Including switching from and to the alternate screen. But they do it
by sending the terminfo-specific escape sequences smcup
and rmcup
.
Which for me translate into ESC [ ? 1 0 4 9 h
and ESC
[ ? 1 0 4 9 l
, respectively. These save/restore the screen
contents and the cursor position in one go.
Now what does that mean for tmux
? tmux
sees an application do six
actions. On startup:
- Save cursor position using
ESC 7
. - Switch to the alternate screen without saving the cursor position
using
ESC [ ? 4 7 h
. (#1) - Switch to the alternate screen, saving the cursor position along the
way, using
ESC [ ? 1 0 4 9 h
. This uses a different variable to store the cursor position.
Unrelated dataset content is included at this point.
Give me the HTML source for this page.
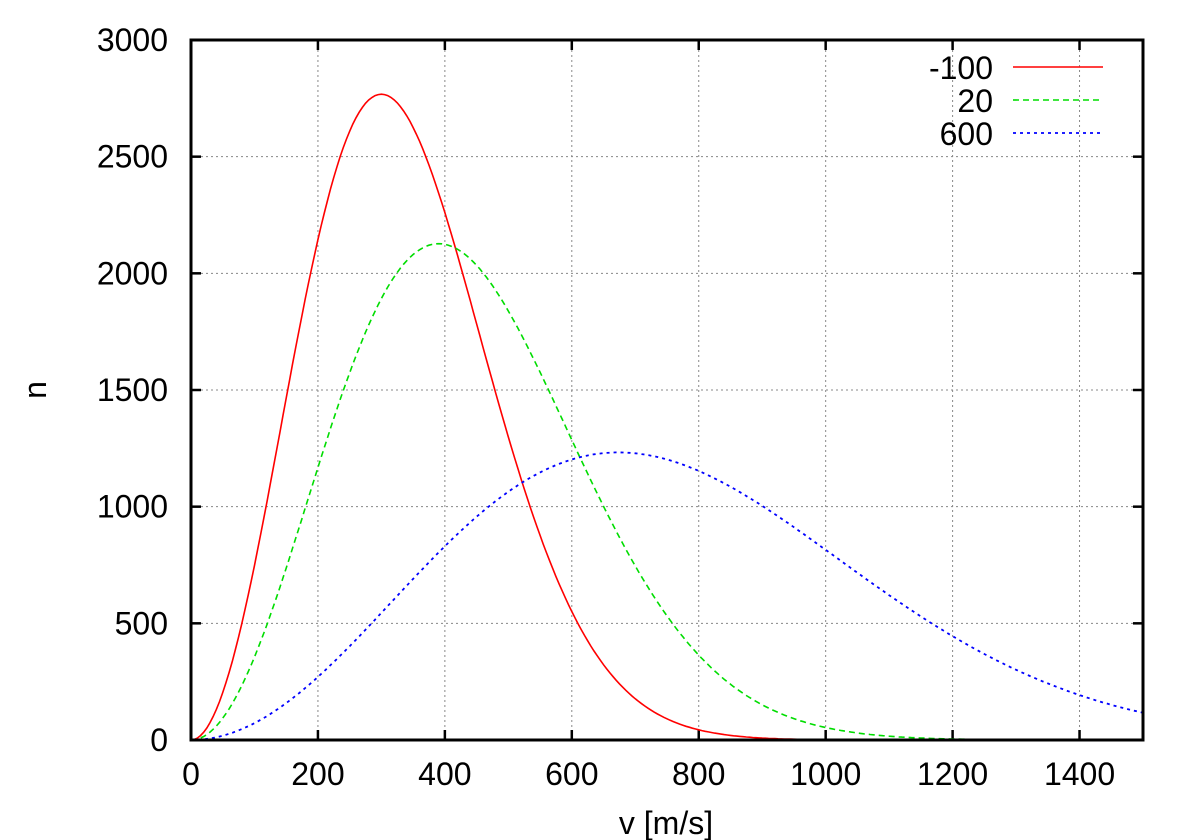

And because the alternate screen is already active, this is a no-op.
When hiding panels:
- Switch back to the main screen and restore cursor position, using
ESC [ ? 1 0 4 9 l
(#2). Since the last switch to the alternate screen at #1 did not save the cursor position, the cursor position is now garbage. - Switch back to the main screen without restoring cursor position,
using
ESC [ ? 4 7 l
. The main screen is already active, so this is a no-op too. - Restore cursor position using
ESC 8
.
Now, the garbage cursor position affects the way the screen contents is restored, causing further garbage.(?) TODO: re-check this
So, the fix includes removing the calls to do_exit_ca_mode
and
do_enter_ca_mode
from toggle_panels
or possibly neutering these
functions in the slang
build.
But even then the output continues to disappear.
Further observation: It is not even necessary to resize the window or
the pane. Sufficient to send a SIGWINCH
to the mc
process while
its panels are hidden. The screen clears, while the cursor stays in
place. (Now that I patched out duplicate alternate screen switching, a
Ctrl+O Ctrl+O
restores output.)
mc
’s WINCH
handler just sets a global flag and re-establishes
itself for the next signal. However, that flag is noticed in the
feed_subshell
function (src/subshell.c:498
):
/* Despite using SA_RESTART, we still have to check for this */
if (errno == EINTR)
{
if (mc_global.tty.winch_flag != 0)
tty_change_screen_size ();
continue; /* try all over again */
}
And tty_change_screen_size
calls SLsmg_reinit_smg
, which sees that
smg
is currently not initialized (because of the SLsmg_reset_smg
call when the panels were toggled off) and calls SLsmg_init_smg
.
Which leads to a switch into the alternate screen, even though it’s
not appropriate with panels hidden. And a switch to the alternate
screen involves clearing the alternate screen, which explains the
blackout. And SLsmg_init_smg
also calls SLtt_init_keypad
, which,
if not disabled by almost_vtxxx
, flushes output, forcing the clear.
(Does that mean that in the almost_vtxxx
configuration the screen is
not cleared only because output is not flushed? 😨)
Anyway, adding this check fixes the problem for me:
- if (mc_global.tty.winch_flag != 0)
+ if (how == QUIETLY && mc_global.tty.winch_flag != 0)
I have filed a couple of tickets (#3639, #3640) and attached patches against Midnight Commander.
Additionally, I created an Ubuntu PPA to host packages patched against this bug.